Think of an arrow that never flies straight. It curves away even when the aim looks good. Think of a spring with grit in it. The water flows, yet the taste is off. Our actions can look fine on the outside while the heart is tired, cold, or proud. Sin is not only in what we do. It is in what we love, what we worship, what we want most. This is why rules alone cannot heal us. This is why shame does not make us new. Naming sin as sin brings clarity. Confession clears the fog. It opens the door for real help.
Paul also says we fall short of the glory of God. Glory means the weight and worth and beauty of who God is. His character is the measure. His purity is the scale. His love is the pattern. He does not grade on a curve. He does not compare us to neighbors. The line is His glory, and our lives do not reach it. Even on our best days, something is missing. Our motives mix. Our patience runs out. Our love bends inward. Our worship drifts.

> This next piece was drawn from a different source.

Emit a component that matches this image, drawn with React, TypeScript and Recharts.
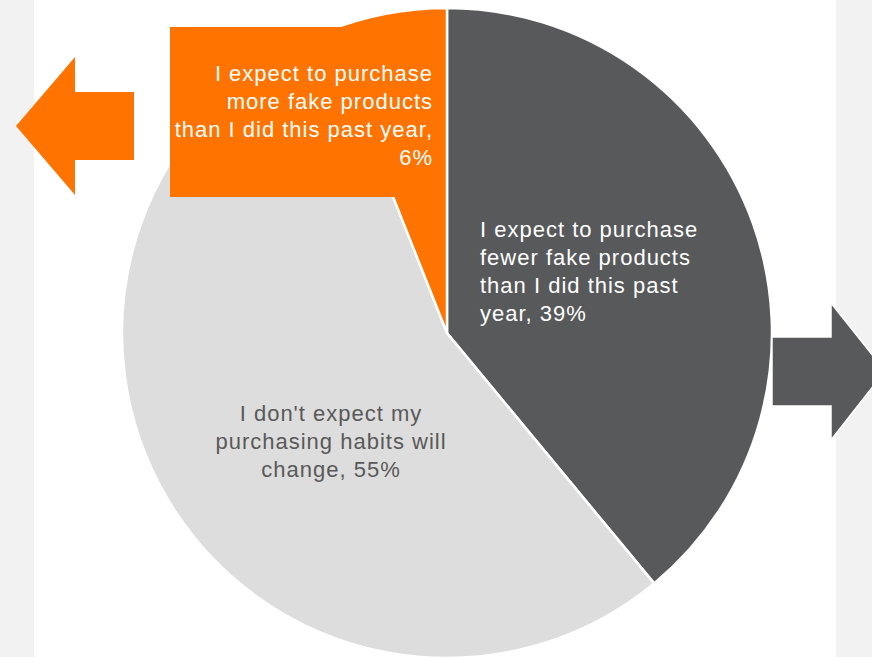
import React from "react"
import { PieChart, Pie, Cell } from "recharts"

// share of respondents, clockwise from 12 o'clock
const categories = ["Fewer fake products", "No change", "More fake products"]
const shares = [39, 55, 6]
const labelLines = [
  ["I expect to purchase", "fewer fake products", "than I did this past", "year, 39%"],
  ["I don't expect my", "purchasing habits will", "change, 55%"],
  ["I expect to purchase", "more fake products", "than I did this past year,", "6%"],
]

const colors = ["#58595B", "#DCDDDC", "#FF7300"]
const FONT = "'Liberation Sans', Arial, sans-serif"

const data = categories.map((name, i) => ({ name, value: shares[i] }))

const renderLabel = (props: any) => {
  const { cx, cy, index } = props
  const lines = labelLines[index]
  const textStyle = { fontFamily: FONT, fontSize: 22, letterSpacing: 1 }

  if (index === 0) {
    return (
      <text x={cx + 33} y={cy - 96} fill="#ffffff" textAnchor="start" style={textStyle}>
        {lines.map((l, i) => (
          <tspan key={i} x={cx + 33} dy={i === 0 ? 0 : 28}>
            {l}
          </tspan>
        ))}
      </text>
    )
  }
  if (index === 1) {
    return (
      <text x={cx - 116} y={cy + 88} fill="#595959" textAnchor="middle" style={textStyle}>
        {lines.map((l, i) => (
          <tspan key={i} x={cx - 116} dy={i === 0 ? 0 : 28}>
            {l}
          </tspan>
        ))}
      </text>
    )
  }
  // the small slice gets a filled call-out box
  return (
    <g>
      <rect x={cx - 277} y={cy - 306} width={275} height={170} fill={colors[2]} />
      <text x={cx - 14} y={cy - 252} fill="#ffffff" textAnchor="end" style={textStyle}>
        {lines.map((l, i) => (
          <tspan key={i} x={cx - 14} dy={i === 0 ? 0 : 28}>
            {l}
          </tspan>
        ))}
      </text>
    </g>
  )
}

export default function App() {
  return (
    <div
      style={{
        position: "absolute",
        left: 0,
        top: 0,
        width: 872,
        height: 657,
        background: "#F2F2F2",
        overflow: "hidden",
      }}
    >
      <div style={{ position: "absolute", left: 34, top: 0, width: 802, height: 657, background: "#ffffff" }} />
      <div style={{ position: "absolute", left: 0, top: 0 }}>
        <PieChart width={872} height={657} margin={{ top: 0, right: 0, bottom: 0, left: 0 }}>
          <Pie
            data={data}
            dataKey="value"
            nameKey="name"
            cx={447}
            cy={333}
            outerRadius={325}
            startAngle={90}
            endAngle={-270}
            stroke="#ffffff"
            strokeWidth={2.5}
            label={renderLabel}
            labelLine={false}
            isAnimationActive={false}
          >
            {data.map((entry, index) => (
              <Cell key={`cell-${index}`} fill={colors[index]} />
            ))}
          </Pie>
        </PieChart>
      </div>
      <svg width={872} height={657} style={{ position: "absolute", left: 0, top: 0, pointerEvents: "none" }}>
        {/* left orange arrow */}
        <polygon points="16,126 75,57 75,92 134,92 134,160 75,160 75,195" fill={colors[2]} />
        {/* right grey arrow */}
        <polygon
          points="772,337 831,337 831,303 885,371 831,440 831,406 772,406"
          fill={colors[0]}
          stroke="#ffffff"
          strokeWidth={1.5}
        />
      </svg>
    </div>
  )
}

Falling short is a present reality. The words point to something ongoing. We keep missing the mark on our own. We can learn, grow, and change in many ways, and we should. We can form wise habits and seek counsel, and that helps. Yet the gap remains when God’s glory is the measure. The heart needs more than a new plan. The soul needs life from outside itself. Seeing the gap is painful. It is also a mercy. The truth becomes a doorway to hope that has weight.
The Bible also speaks of the wage of sin. Sin pays out. It hands us what it owes. The payment is death. That shows up in many forms. It shows up in a numb heart and a thin joy. It shows up in broken trust and worn friendships. It shows up in fear that will not let us rest. It shows up in bodies that break down and in graves that hurt our hearts. It shows up in distance from God, because light and darkness do not share the same space.
Our hearts can feel this pay-out. Conscience pricks. Sleep is choppy. Words replay in the mind. We try to make up the difference. We try harder. We promise more. The wage remains. We cannot erase the debt by work. We cannot buy our way out with good deeds. The law shows us the line. Our lives show us the miss. Death is the end of that math, and it is beyond our strength. This is why the promise of God with us matters so much. His nearness is not a soft idea. It is the only hope for people who owe a debt they cannot pay and who long for a life they cannot make.